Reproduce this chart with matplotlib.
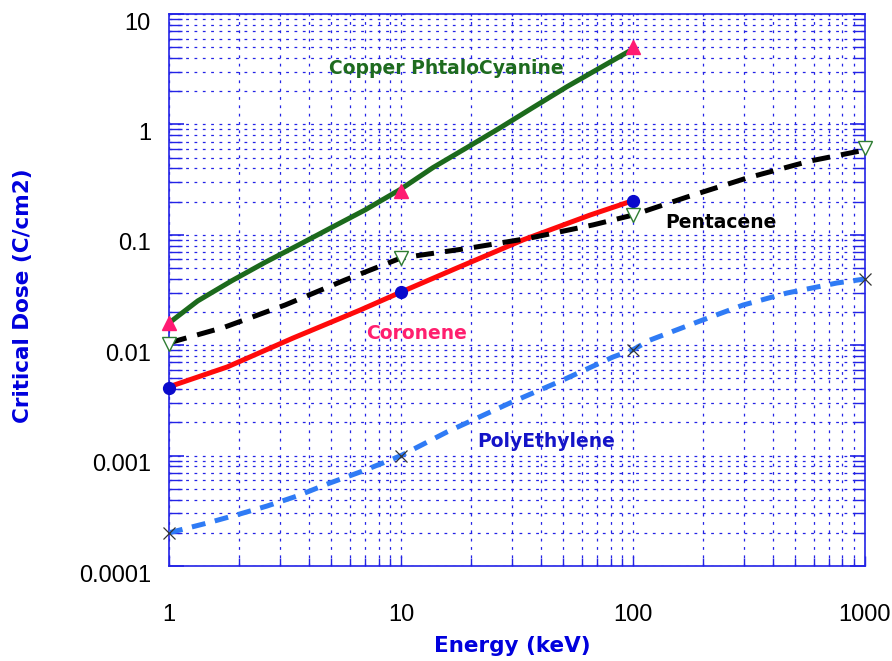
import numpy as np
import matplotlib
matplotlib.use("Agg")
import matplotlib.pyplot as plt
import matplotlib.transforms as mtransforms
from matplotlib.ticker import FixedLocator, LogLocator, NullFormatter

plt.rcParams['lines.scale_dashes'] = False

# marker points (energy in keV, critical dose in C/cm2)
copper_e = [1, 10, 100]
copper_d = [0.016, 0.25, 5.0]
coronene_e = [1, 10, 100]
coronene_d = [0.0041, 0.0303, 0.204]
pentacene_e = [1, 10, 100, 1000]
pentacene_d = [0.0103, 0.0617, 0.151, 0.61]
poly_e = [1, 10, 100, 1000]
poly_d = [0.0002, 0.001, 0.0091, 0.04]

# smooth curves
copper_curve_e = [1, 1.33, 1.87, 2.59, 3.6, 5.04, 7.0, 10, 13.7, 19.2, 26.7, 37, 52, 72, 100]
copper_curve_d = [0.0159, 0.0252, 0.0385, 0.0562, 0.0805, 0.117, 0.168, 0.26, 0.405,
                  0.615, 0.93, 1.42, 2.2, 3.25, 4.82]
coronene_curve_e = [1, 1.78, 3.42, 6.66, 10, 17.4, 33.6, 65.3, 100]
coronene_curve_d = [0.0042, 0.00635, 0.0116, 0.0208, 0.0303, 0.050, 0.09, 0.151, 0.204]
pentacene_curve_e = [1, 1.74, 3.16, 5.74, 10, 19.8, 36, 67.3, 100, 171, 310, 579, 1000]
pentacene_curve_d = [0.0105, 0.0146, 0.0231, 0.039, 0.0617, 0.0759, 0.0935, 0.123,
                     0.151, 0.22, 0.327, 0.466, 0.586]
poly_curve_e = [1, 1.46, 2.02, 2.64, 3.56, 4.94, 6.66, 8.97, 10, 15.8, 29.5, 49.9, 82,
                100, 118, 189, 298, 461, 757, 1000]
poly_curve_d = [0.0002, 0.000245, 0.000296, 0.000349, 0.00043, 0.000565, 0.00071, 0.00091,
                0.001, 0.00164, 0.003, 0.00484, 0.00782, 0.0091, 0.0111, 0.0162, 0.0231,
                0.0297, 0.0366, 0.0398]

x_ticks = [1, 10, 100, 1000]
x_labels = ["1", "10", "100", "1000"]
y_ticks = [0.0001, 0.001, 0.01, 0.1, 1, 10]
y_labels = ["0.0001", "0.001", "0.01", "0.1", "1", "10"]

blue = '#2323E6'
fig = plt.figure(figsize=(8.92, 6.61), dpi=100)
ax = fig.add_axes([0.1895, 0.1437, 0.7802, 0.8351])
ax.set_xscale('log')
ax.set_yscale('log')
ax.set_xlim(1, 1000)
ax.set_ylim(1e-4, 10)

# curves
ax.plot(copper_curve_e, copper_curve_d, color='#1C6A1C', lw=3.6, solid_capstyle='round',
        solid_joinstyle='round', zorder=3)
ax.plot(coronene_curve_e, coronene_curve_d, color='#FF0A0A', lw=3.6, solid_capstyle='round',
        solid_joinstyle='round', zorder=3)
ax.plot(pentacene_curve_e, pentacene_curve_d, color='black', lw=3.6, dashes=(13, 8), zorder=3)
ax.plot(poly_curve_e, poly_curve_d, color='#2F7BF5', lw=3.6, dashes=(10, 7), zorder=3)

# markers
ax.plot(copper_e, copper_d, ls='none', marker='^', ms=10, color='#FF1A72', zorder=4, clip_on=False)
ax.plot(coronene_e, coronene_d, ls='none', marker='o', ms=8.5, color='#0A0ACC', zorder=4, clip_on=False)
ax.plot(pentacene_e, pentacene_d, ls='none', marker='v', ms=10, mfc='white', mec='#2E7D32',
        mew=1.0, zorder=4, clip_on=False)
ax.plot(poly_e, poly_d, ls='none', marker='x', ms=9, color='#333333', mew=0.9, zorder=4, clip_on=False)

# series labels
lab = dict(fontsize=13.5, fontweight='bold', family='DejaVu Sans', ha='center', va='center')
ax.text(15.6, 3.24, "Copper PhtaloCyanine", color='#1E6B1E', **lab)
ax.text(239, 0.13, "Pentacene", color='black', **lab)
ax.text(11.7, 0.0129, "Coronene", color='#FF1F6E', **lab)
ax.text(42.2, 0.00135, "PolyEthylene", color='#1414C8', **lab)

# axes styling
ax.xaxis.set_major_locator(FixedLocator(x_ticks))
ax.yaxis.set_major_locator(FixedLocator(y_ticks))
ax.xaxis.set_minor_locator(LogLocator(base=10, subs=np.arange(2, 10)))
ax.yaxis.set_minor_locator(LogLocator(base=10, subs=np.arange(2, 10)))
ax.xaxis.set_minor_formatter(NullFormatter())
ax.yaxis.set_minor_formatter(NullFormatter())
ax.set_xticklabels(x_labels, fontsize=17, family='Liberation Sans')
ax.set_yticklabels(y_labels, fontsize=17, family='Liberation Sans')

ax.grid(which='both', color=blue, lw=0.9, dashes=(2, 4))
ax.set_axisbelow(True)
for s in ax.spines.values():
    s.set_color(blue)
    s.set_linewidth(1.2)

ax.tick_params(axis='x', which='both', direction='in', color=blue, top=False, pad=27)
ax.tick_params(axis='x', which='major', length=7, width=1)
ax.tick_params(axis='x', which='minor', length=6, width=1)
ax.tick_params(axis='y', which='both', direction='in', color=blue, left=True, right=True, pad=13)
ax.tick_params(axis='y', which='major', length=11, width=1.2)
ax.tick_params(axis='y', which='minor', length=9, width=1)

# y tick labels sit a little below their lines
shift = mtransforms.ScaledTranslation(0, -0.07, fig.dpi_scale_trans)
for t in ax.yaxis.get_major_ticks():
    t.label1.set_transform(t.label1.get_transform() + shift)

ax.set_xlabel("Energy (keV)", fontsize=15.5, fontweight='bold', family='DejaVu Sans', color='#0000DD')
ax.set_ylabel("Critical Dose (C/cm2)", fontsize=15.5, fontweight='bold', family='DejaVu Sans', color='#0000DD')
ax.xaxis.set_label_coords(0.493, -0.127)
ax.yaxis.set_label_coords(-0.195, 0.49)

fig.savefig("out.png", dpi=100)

· · · · ·

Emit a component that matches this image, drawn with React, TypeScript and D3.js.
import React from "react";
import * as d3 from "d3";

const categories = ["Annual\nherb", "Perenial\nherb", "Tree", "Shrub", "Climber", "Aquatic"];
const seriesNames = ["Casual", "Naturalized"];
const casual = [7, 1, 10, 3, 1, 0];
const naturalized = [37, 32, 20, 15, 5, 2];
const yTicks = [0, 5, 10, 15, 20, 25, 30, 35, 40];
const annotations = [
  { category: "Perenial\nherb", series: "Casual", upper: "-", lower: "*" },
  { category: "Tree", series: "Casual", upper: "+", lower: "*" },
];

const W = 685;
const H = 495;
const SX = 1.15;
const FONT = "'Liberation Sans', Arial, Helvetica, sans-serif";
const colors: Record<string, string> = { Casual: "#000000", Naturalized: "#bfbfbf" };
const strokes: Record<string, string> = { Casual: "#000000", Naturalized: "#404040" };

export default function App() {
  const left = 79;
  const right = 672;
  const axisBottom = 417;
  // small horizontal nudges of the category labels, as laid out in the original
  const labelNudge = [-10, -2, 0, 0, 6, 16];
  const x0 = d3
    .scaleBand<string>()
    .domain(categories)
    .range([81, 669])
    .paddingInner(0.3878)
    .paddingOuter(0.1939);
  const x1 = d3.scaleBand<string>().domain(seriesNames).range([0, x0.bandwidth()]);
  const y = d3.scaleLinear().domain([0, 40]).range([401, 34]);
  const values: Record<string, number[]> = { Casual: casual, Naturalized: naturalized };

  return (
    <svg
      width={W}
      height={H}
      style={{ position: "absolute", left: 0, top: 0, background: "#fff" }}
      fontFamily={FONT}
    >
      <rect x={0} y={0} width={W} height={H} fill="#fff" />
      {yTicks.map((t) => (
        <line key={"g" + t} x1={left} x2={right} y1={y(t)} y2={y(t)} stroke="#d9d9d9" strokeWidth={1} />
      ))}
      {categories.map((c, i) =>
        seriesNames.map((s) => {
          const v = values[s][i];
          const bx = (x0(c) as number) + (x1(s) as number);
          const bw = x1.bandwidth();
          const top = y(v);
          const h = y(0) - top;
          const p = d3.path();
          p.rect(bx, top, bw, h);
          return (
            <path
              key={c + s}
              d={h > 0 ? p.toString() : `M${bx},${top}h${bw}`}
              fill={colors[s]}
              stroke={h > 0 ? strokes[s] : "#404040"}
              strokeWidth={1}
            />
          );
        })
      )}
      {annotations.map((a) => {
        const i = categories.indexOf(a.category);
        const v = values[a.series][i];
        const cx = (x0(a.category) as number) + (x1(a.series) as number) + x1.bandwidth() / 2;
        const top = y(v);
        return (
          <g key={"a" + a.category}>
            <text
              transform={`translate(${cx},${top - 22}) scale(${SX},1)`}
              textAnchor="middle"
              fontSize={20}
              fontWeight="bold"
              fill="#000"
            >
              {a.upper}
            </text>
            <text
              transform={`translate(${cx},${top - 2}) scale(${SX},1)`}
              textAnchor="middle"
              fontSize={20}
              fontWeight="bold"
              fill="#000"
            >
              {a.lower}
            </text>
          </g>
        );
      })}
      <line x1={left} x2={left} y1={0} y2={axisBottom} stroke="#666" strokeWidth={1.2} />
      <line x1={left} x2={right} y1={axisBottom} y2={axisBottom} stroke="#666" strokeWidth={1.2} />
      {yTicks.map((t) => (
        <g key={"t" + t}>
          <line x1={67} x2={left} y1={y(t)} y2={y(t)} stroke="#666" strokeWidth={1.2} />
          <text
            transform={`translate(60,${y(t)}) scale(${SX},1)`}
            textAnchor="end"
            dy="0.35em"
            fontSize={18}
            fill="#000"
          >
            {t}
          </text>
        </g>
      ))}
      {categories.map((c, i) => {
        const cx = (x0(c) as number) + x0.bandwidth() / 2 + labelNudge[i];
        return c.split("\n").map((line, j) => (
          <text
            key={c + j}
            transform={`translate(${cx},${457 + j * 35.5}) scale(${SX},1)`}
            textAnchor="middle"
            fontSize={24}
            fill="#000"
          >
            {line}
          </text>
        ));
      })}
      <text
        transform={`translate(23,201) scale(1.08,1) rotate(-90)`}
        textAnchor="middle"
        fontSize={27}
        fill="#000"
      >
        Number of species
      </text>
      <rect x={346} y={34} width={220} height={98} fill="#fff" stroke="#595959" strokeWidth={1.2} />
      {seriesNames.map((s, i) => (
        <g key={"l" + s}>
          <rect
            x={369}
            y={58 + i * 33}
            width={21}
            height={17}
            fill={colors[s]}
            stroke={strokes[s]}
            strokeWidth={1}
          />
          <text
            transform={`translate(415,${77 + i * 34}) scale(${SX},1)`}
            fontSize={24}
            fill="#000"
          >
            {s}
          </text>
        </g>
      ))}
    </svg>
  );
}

· · · · ·

◆ What you should do ◆
Write out the lines beginning with the one that contains "Reproduce this chart with matplotlib." and ending with the one that contains "poly_d = [0.0002, 0.001, 0.0091, 0.04]", exactly as given. Leave pictures out.

◆ The answer ◆
Reproduce this chart with matplotlib.
import numpy as np
import matplotlib
matplotlib.use("Agg")
import matplotlib.pyplot as plt
import matplotlib.transforms as mtransforms
from matplotlib.ticker import FixedLocator, LogLocator, NullFormatter

plt.rcParams['lines.scale_dashes'] = False

# marker points (energy in keV, critical dose in C/cm2)
copper_e = [1, 10, 100]
copper_d = [0.016, 0.25, 5.0]
coronene_e = [1, 10, 100]
coronene_d = [0.0041, 0.0303, 0.204]
pentacene_e = [1, 10, 100, 1000]
pentacene_d = [0.0103, 0.0617, 0.151, 0.61]
poly_e = [1, 10, 100, 1000]
poly_d = [0.0002, 0.001, 0.0091, 0.04]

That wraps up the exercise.